Location
- Tullyarvan Mill, Buncrana, County Donegal Ireland
- Coordinates: 55°08′38″N 7°27′09″W﻿ / ﻿55.1440°N 7.4526°W

Information
- Type: Secondary school
- Motto: Tapaigh an Deis (Seize the Opportunity)
- Established: 2007
- Founder: Donegal VEC
- Principal: Claire Doherty
- Staff: 10
- Enrollment: Around 30
- Language: Irish
- Colour: Blue
- Website: www.colaisteeoghain.com

= Coláiste Chineál Eoghain =

Coláiste Chineál Eoghain (CCE Buncrana) is a secondary school in Buncrana, County Donegal, Ireland. It provides a curriculum taught through the Irish language. The school is located in Tullyarvan Mill in Buncrana, and first opened in 2007 under the patronage of the Donegal VEC. This was later replaced by the Donegal Education and Training Board.

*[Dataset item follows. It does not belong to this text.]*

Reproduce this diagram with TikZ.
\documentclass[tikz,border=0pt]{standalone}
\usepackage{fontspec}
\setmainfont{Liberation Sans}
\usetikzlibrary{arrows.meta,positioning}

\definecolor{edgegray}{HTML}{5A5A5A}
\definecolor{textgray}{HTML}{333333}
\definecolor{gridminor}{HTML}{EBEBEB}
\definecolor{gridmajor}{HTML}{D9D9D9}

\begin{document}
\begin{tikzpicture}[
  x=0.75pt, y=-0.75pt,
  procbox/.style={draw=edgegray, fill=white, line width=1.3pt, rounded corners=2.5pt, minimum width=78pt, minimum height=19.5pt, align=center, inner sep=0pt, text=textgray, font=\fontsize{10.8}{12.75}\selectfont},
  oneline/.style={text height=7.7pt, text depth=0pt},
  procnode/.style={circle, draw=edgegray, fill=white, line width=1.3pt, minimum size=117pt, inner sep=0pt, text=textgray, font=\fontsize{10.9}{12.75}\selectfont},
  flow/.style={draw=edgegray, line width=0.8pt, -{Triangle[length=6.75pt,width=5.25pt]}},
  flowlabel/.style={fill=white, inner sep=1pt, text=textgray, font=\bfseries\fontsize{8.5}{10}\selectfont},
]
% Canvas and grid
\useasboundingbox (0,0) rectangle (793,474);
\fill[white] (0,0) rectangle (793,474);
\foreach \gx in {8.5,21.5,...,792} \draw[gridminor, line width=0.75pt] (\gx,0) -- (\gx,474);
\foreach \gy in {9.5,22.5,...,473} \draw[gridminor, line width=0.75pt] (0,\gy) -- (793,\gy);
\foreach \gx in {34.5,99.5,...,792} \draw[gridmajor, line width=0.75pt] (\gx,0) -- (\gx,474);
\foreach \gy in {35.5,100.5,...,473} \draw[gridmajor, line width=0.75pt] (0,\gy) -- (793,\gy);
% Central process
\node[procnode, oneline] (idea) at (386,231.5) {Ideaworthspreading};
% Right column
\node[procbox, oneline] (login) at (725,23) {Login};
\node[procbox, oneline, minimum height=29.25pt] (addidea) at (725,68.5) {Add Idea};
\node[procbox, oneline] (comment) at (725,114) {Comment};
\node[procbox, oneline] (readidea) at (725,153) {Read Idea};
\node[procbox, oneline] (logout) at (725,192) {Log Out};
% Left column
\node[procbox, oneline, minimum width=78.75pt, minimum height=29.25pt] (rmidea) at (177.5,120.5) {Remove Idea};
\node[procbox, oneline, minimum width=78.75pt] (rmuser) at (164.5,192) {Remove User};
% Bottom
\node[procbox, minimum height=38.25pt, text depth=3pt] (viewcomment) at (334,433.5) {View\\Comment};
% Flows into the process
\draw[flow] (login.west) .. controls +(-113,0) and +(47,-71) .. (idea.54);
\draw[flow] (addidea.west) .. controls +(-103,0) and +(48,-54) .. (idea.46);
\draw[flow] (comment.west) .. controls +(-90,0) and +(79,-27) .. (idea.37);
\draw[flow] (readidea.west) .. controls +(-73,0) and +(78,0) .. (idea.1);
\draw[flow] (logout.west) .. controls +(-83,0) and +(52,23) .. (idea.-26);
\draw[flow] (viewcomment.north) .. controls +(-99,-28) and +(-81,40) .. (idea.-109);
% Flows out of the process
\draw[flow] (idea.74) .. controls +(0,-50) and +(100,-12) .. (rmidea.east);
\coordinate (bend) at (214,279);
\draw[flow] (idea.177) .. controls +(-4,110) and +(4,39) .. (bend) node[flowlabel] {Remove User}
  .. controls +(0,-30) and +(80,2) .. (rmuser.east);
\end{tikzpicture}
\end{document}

Due to the small number of pupils there was some concern expressed about the long term viability of the school. However the then Minister of State at the Department of Arts, Heritage and the Gaeltacht and Communications, Energy and Natural Resources, with responsibility for Gaeltacht, Joe McHugh, confirmed that the school would not be closing. He further stated that ‘the school will be provided with the necessary support and resources to ensure the long-term viability of the school’.

Students from the school come predominately from Inishowen. However the school also takes in students from further afield including but not limited to Derry and Letterkenny.

==Notable former pupils==
- Art Parkinson, Actor and ambassador for Seachtain na Gaeilge le Energia 2017.